Earth Day April 22, 2017
The March for Science is the first step of a global movement to defend the vital role science plays in our health, safety, economies, and governments.
MARCH FOR SCIENCE LOS ANGELES CELEBRATES THE CRUCIAL ROLES SCIENCE PLAYS IN DRIVING OUR ECONOMIC GROWTH, PRESERVING OUR ENVIRONMENT, AND PROTECTING THE HEALTH OF OUR CITIZENS. WE UNITE AS A DIVERSE, NONPARTISAN GROUP TO CALL FOR POLICYMAKERS TO CHAMPION AND FUND SCIENCE THAT UPHOLDS THE COMMON GOOD AND TO ADVOCATE FOR EVIDENCE-BASED POLICIES IN THE PUBLIC INTEREST AT LOCAL, STATE AND NATIONAL LEVELS.

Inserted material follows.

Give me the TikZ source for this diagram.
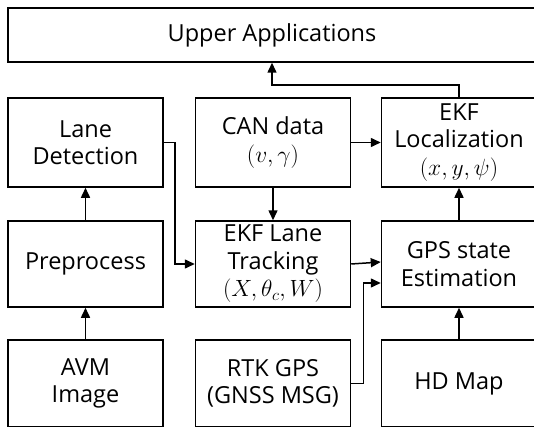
\documentclass[tikz,border=0pt]{standalone}
\usepackage{fix-cm}
\usepackage{fontspec}
\setmainfont{Open Sans}
\usetikzlibrary{arrows.meta}

\begin{document}
\begin{tikzpicture}[
  x=1pt, y=1pt,
  block/.style={
    draw,
    line width=1.5pt,
    align=center,
    minimum width=155pt,
    inner sep=0pt,
    font=\fontsize{23.5}{27.5}\selectfont
  },
  flow/.style={
    line width=1.5pt,
    -{Triangle[length=10pt,width=9pt]}
  },
]
\useasboundingbox (0,0) rectangle (534,426);
% top
\node[block, minimum width=528pt, minimum height=54pt] (upper) at (272,391) {Upper Applications};
% first row
\node[block, minimum height=89pt] (lanedet) at (85.5,283.5) {Lane\\Detection};
\node[block, minimum height=89pt] (can) at (273,283.5) {CAN data\\$(v,\gamma)$};
\node[block, minimum height=89pt] (ekfloc) at (459,283.5) {EKF\\Localization\\$(x,y,\psi)$};
% second row
\node[block, minimum height=86pt] (prep) at (85.5,162) {Preprocess};
\node[block, minimum height=86pt] (track) at (273,162) {EKF Lane\\Tracking\\$(X,\theta_c,W)$};
\node[block, minimum height=86pt] (gpsest) at (459,162) {GPS state\\Estimation};
% third row
\node[block, minimum height=87pt] (avm) at (85.5,42.5) {AVM\\Image};
\node[block, minimum height=87pt] (rtk) at (273,42.5) {RTK GPS\\(GNSS MSG)};
\node[block, minimum height=87pt] (hdmap) at (459,42.5) {HD Map};

\draw[flow] (avm) -- (prep);
\draw[flow] (prep) -- (lanedet);
\draw[flow] (lanedet.east) -- ++(11,0) |- (track.west);
\draw[flow] (can) -- (track);
\draw[flow] (can) -- (ekfloc);
\draw[flow] (track.east) -- ([yshift=2pt]gpsest.west);
\draw[flow] (rtk.east) -- ++(12,0) |- ([yshift=-19pt]gpsest.west);
\draw[flow] (hdmap) -- (gpsest);
\draw[flow] (gpsest) -- (ekfloc);
\draw[flow] (ekfloc.north) -- ++(0,12.3) -| (upper.south);
\end{tikzpicture}
\end{document}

Sean Carroll is one of the speakers for the LA event. On his blog he writes:
It would certainly be bad if scientists tarnished their reputations as unbiased researchers by explicitly aligning “science” with any individual political party. And we can’t ignore the fact that various high-profile examples of denying scientific reality — Darwinian evolution comes to mind, or more recently the fact that human activity is dramatically affecting the Earth’s climate — are, in our current climate, largely associated with one political party more than the other one. But people of all political persuasions will occasionally find scientific truths to be a bit inconvenient. And more importantly, we can march in favor of science without having to point out that one party is working much harder than the other one to undermine it. That’s a separate kind of march.
… This particular March was, without question, created in part because people were shocked into fear by the prospect of power being concentrated in the hands of a political party that seems to happily reject scientific findings that it deems inconvenient. But it grew into something bigger and better: a way to rally in support of science, full stop.

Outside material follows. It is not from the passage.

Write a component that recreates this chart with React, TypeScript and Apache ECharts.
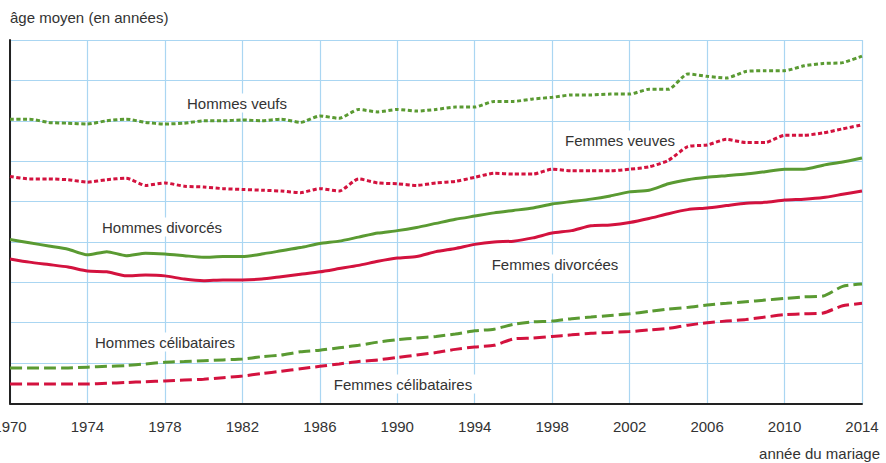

That’s something everyone should be able to get behind. It’s a mistake to think that the best way to support science is to stay out of politics. Politics is there, whether we like it or not. (And if we don’t like it, we should at least respect it — as unappetizing as the process of politics may be at times, it’s a necessary part of how we make decisions in a representative democracy, and should be honored as such.) The question isn’t “should scientists play with politics, or rise above it?” The question is “should we exert our political will in favor of science, or just let other people make the decisions and hope for the best?”

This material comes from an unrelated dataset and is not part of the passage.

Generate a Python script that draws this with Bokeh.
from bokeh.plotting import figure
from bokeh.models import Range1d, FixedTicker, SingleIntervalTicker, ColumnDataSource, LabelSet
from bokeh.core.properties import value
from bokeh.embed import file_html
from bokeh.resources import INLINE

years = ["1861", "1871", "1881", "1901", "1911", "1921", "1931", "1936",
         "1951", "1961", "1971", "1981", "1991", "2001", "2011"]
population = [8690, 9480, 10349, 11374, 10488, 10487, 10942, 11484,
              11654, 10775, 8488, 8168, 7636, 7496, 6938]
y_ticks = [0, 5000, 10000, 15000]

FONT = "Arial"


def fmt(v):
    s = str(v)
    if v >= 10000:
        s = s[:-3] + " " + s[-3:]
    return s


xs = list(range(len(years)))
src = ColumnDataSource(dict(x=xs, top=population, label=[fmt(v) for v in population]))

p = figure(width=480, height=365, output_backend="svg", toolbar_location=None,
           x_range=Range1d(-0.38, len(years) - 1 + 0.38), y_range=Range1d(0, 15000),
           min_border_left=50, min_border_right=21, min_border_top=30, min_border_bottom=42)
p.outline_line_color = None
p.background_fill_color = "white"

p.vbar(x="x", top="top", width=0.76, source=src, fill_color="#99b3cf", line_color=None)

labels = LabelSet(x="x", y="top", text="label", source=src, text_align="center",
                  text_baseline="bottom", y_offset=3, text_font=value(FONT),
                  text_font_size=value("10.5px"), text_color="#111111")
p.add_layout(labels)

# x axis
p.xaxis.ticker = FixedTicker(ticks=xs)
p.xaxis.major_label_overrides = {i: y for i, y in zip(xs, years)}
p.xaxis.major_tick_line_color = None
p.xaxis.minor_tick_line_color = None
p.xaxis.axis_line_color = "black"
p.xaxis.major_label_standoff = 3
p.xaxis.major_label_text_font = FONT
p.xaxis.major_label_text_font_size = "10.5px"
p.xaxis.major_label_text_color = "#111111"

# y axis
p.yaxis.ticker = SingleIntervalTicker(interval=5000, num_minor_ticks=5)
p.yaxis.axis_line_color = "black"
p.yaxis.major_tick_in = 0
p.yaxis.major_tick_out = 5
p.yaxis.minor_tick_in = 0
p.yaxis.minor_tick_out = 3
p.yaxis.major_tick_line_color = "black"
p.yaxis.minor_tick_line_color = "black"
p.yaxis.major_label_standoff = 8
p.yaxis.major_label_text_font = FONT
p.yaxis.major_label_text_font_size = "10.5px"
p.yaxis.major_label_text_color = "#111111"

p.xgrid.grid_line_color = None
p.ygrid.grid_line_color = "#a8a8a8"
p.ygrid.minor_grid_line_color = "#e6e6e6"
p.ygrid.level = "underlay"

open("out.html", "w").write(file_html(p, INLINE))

Democracy can be difficult, exhausting, and heartbreaking. It’s a messy, chaotic process, a far cry from the beautiful regularities of the natural world that science works to uncover. But participating in democracy as actively as we can is one of the most straightforward ways available to us to make the world a better place. And there aren’t many causes more worth rallying behind than that of science itself.
His essay “Marching for the Right to Be Wrong – What it means to protest in the name of science” in The Atlantic is basically the content of his speech at the LA march.